1) RISC-V in deskop variant will still only need less than 200 instructions. So far less than the 1500 instructions of x86. Of course transistors for branch prediction, out of order execution and caches wlil dwarf transistors required for the decoders in a high performance desktop chip.

However small cores still matter if you implement specialized hardware for things like AI, image processing, encryption etc. That will increasingly be the way companies like Apple will deliver high performance to users.

It is not your email applications which require screaming performance, it is your video editing and image processing software. Here specialized hardware will play a major role. You can look at something like Esperanto Technologies SOC-1. They make a chips with a large variety of different RISC-V cores. Some RISC-V cores are general purpose cores with lots of transistors. Other cores are simple specialized cores for AI tasks. However they still use the RISC-V instructions.

For implementers and devlopers it should surely be beneficial to see the same ISAs used all over the place. x86 and ARM cannot offer anything like that. Specialized co-processors and accelerators will have to use entirely different ISAs.

2) No desktop processing is not that parallel, but most desktop processing is already fast enough. The things which are not fast enough do either benefit from specialized hardware accelerators/co-processors or multiple cores. Server tasks and compiling has very obvious benefits from going multi-core.

If you look at the M1, AI, Image processing and video encoding is NOT done on the GPU. It is done on other specialized hadware such as the Neural Engine and other co-processors.

The point here is that those accelerators can be made as RISC-V processors.
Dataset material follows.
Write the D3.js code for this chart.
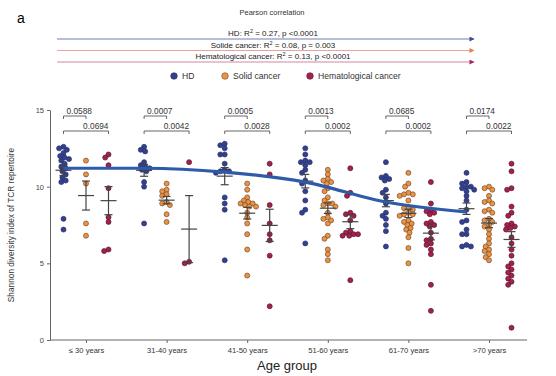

That is the advantage of an architecuture which can be tailored for different tasks. x86 and ARM ISA are not suitable ISA for making accelerators and co-processors. They are only usable as general purpose processors.

RISC-V has the advantage of being able to cover all of them. You can do embedded CPUs, general purpose CPUs and specialized accelerators.

That makes it a valuable architecure as you can build tooling which can be utilized for a large variety of hardware. In the age of hetergenous computing, RISC-V will be king. It was made for this world.